In the realm of wearable devices and small sensor nodes, power efficiency is paramount. These devices often only need to operate intermittently, collecting and transmitting data at predefined intervals, rather than maintaining continuous operation.
This project focuses on developing a super Power-Saving Wearable Device designed for such applications. It leverages the capabilities of the Indusboard which has ESP32 based chip that is renowned for its low power consumption and versatile sleep functions, including light sleep and deep sleep modes, as well as the ability to process data during sleep using its ULP (Ultra Low Power) RISC coprocessor.
The aim is to design a Power-Saving Wearable Device that wakes up at specific intervals to process and transmit sensor data. It incorporates an IP-based location tracker that updates its position only on the web dashboard after detecting movement, thereby maximizing power efficiency.
The project utilizes the IndusBoard, which is equipped with the ESP32-S2 chip, due to its support for RTC (Real-Time Clock) and RISC-V coprocessor functions, essential for achieving the desired low-power state and efficient operation.
This project is just to show how you can use the light sleep inbuild RTC and Deep sleep to design super power-saving devices and wearable electronics. You can modify code and design any of your choices. This is just to show you the method to do so.
Bill of Material
| Components | Description | Quantity | Price |
| IndusBoard / ESP Based Dev Board | Dev Board | 1 | 1500 |
| USB Type C | Adapter | 1 | 100 |
| Round Touch Display | GC9A01 Driver and CST816S Capacitive Touch Driver | 1 | 1000 |
| 3.3V Battery | For Powering Device | 1 | 200 |
Note: – If you are using any other ESP-based board and not Indusboard, then you might also need an external sensor for magnetic and acceleration. In the case of the Indusboard, its have been built In those sensors.
Working Principle
- Wake-Up: The device wakes from deep sleep mode at predetermined intervals to perform tasks.
- Data Processing: Utilizes the ULP RISC coprocessor to efficiently process data from onboard sensors while the main CPU remains in sleep mode.
- IP-Based Location Tracking: Updates the device’s location upon detecting movement, leveraging the GC9A01 display for visualization.
- Deep Sleep: After completing tasks, the device returns to deep sleep mode to conserve energy.
Power-Saving Wearable Device – Coding
Here first we will design a simple wearable device that sleeps and wakes to check how to do deep sleep function on the device. Here we make the chip sleep and wake it at certain intervals to connect to our wi-fi network and then process the function and then again go to sleep.
For that here we first set the SSID and password in the code for connection with our wi-fi network and then we will code it to make the chip go into sleep.
Here we can also save the power from wi-fi consumption by setting the wi-fi power in code.
WiFi.setTxPower(WIFI_POWER_MINUS_1dBm); // Set WiFi transmit power to the lowest level
Next for deep sleep, we use the below keyword where “30e6“ denotes the interval time for sleep.

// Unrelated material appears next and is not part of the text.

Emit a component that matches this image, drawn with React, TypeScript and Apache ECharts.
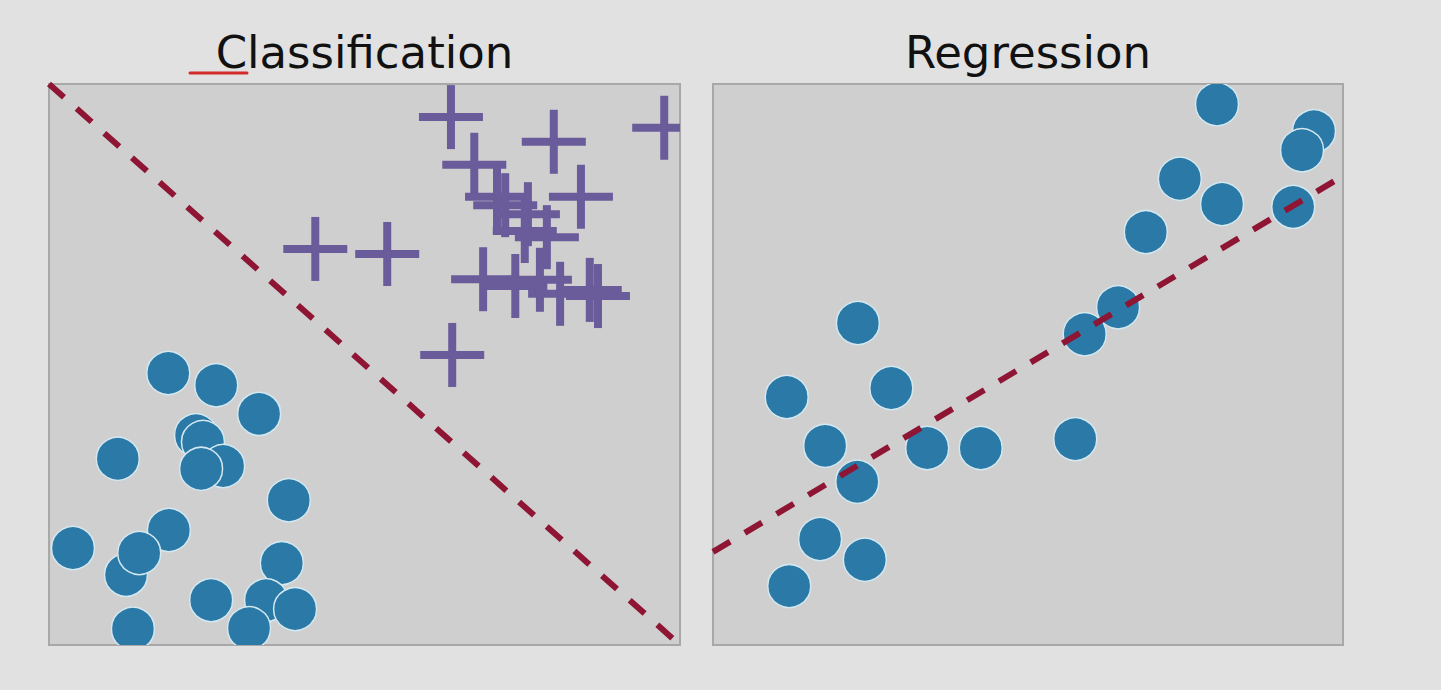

Suppose you want the chip to sleep for 60 seconds, then it is declared as “60e6”. In this way, you can set the seconds to make the sleep and wake intervals.
// Enter deep sleep mode
Serial.println(“Entering deep sleep mode”);
delay(4000);
esp_sleep_enable_timer_wakeup(30e6); // Wake up every 60 seconds
Suppose you want to make the device sleep for 2 hours, then the time interval is set as follows:
“esp_sleep_enable_timer_wakeup(3600 * 1000000ULL); // Time in microseconds
For 1 day:
“esp_sleep_enable_timer_wakeup(86400 * 1000000ULL); // Time in microseconds”
esp_deep_sleep_start();
Super Power-saving IP Location Tracking SmartWatch
Now to make the code for super power saving IP-based location tracking watch, we attach the Round LCD with the Indusboard and solder them. Then in the code, we set to do the same as above but here we insert the loop function to check the location based on IP and then display it on the LCD display. And then we make the main board sleep and you can modify the interval from 3 seconds to 1 hour to 1 day and any other time as you wish.

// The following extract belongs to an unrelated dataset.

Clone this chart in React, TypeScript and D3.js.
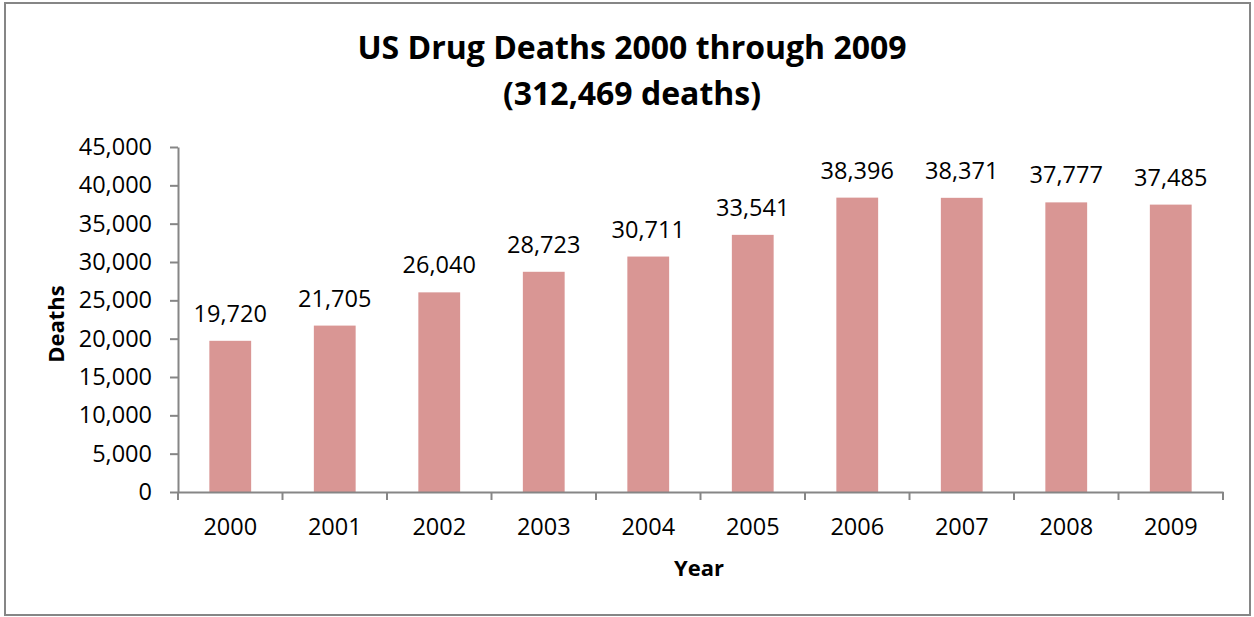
import { useEffect, useRef } from "react";
import { select, scaleBand, scaleLinear, axisLeft, axisBottom, format } from "d3";

const years = ["2000", "2001", "2002", "2003", "2004", "2005", "2006", "2007", "2008", "2009"];
const deaths = [19720, 21705, 26040, 28723, 30711, 33541, 38396, 38371, 37777, 37485];
const yTicks = [0, 5000, 10000, 15000, 20000, 25000, 30000, 35000, 40000, 45000];

const W = 1254;
const H = 617;
const FONT = "'Open Sans', 'Noto Sans', sans-serif";
const TICK_FS = 23.5;

export default function App() {
  const svgRef = useRef<SVGSVGElement>(null);

  useEffect(() => {
    const svg = select(svgRef.current);
    svg.selectAll("*").remove();

    const left = 178;
    const right = 1223;
    const top = 147;
    const bottom = 492;

    const x = scaleBand().domain(years).range([left, right]).padding(0);
    const step = x.step();
    const barW = step * 0.4;
    const y = scaleLinear().domain([0, 45000]).range([bottom, top]);

    svg
      .append("rect")
      .attr("x", 5)
      .attr("y", 3)
      .attr("width", W - 9)
      .attr("height", H - 5)
      .attr("fill", "white")
      .attr("stroke", "#868686")
      .attr("stroke-width", 2);

    // title
    const title = svg
      .append("text")
      .attr("text-anchor", "middle")
      .attr("font-family", FONT)
      .attr("font-weight", "bold")
      .attr("font-size", 32)
      .attr("fill", "black");
    title.append("tspan").attr("x", 632).attr("y", 59).text("US Drug Deaths 2000 through 2009");
    title.append("tspan").attr("x", 632).attr("y", 105).text("(312,469 deaths)");

    // bars
    svg
      .selectAll(".bar")
      .data(deaths)
      .join("rect")
      .attr("class", "bar")
      .attr("x", (_, i) => (x(years[i]) as number) + (step - barW) / 2)
      .attr("width", barW)
      .attr("y", (d) => y(d))
      .attr("height", (d) => bottom - y(d))
      .attr("fill", "#D99694");

    svg
      .selectAll(".lbl")
      .data(deaths)
      .join("text")
      .attr("class", "lbl")
      .attr("x", (_, i) => (x(years[i]) as number) + step / 2)
      .attr("y", (d) => y(d) - 19)
      .attr("text-anchor", "middle")
      .attr("font-family", FONT)
      .attr("font-size", TICK_FS)
      .attr("fill", "black")
      .text((d) => format(",")(d));

    // y axis
    const yAxis = svg
      .append("g")
      .attr("transform", `translate(${left},0)`)
      .call(axisLeft(y).tickValues(yTicks).tickFormat(format(",") as any).tickSize(8).tickSizeOuter(0).tickPadding(18));
    yAxis.select(".domain").attr("stroke", "#868686").attr("stroke-width", 2);
    yAxis.selectAll(".tick line").attr("stroke", "#868686").attr("stroke-width", 2);
    yAxis
      .selectAll(".tick text")
      .attr("font-family", FONT)
      .attr("font-size", TICK_FS)
      .attr("fill", "black");

    // x axis: ticks between categories
    const xAxis = svg
      .append("g")
      .attr("transform", `translate(0,${bottom})`)
      .call(axisBottom(x).tickSize(0).tickPadding(26));
    xAxis.select(".domain").attr("stroke", "#868686").attr("stroke-width", 2);
    xAxis
      .selectAll(".tick text")
      .attr("font-family", FONT)
      .attr("font-size", TICK_FS)
      .attr("fill", "black");
    xAxis
      .selectAll(".sep")
      .data([...years, "end"])
      .join("line")
      .attr("class", "sep")
      .attr("x1", (_, i) => left + i * step)
      .attr("x2", (_, i) => left + i * step)
      .attr("y1", 0)
      .attr("y2", 8)
      .attr("stroke", "#868686")
      .attr("stroke-width", 2);

    // axis titles
    svg
      .append("text")
      .attr("transform", `translate(64,324) rotate(-90)`)
      .attr("text-anchor", "middle")
      .attr("font-family", FONT)
      .attr("font-weight", "bold")
      .attr("font-size", 22)
      .attr("fill", "black")
      .text("Deaths");
    svg
      .append("text")
      .attr("x", 699)
      .attr("y", 576)
      .attr("text-anchor", "middle")
      .attr("font-family", FONT)
      .attr("font-weight", "bold")
      .attr("font-size", 22)
      .attr("fill", "black")
      .text("Year");
  }, []);

  return (
    <svg
      ref={svgRef}
      width={W}
      height={H}
      style={{ position: "absolute", left: 0, top: 0, display: "block" }}
    />
  );
}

Here you also have the option to make the watch LCD screen light power cut option if you want. If you want the LCD to go off, then you can set any Gpio as OUT as high when the chip wakes up and connect the LCD backlight to that pin.
Circuit Connection
Now connect the LCD as you have done in the earlier Indusboard smartwatch project. But here if you want to save power from the backlight of the display, then you can connect the backlight pin to any other pin stated in the code.
Testing and Working
Now power the device with USB or battery and you can see the device get connected, find the location, and show it on display, then it goes to sleep, and then after a set interval, it again wakeup finds the location, updates the display and then go to sleep again. It continues the cycle as atin and again. If you open the serial monitor you can see the working.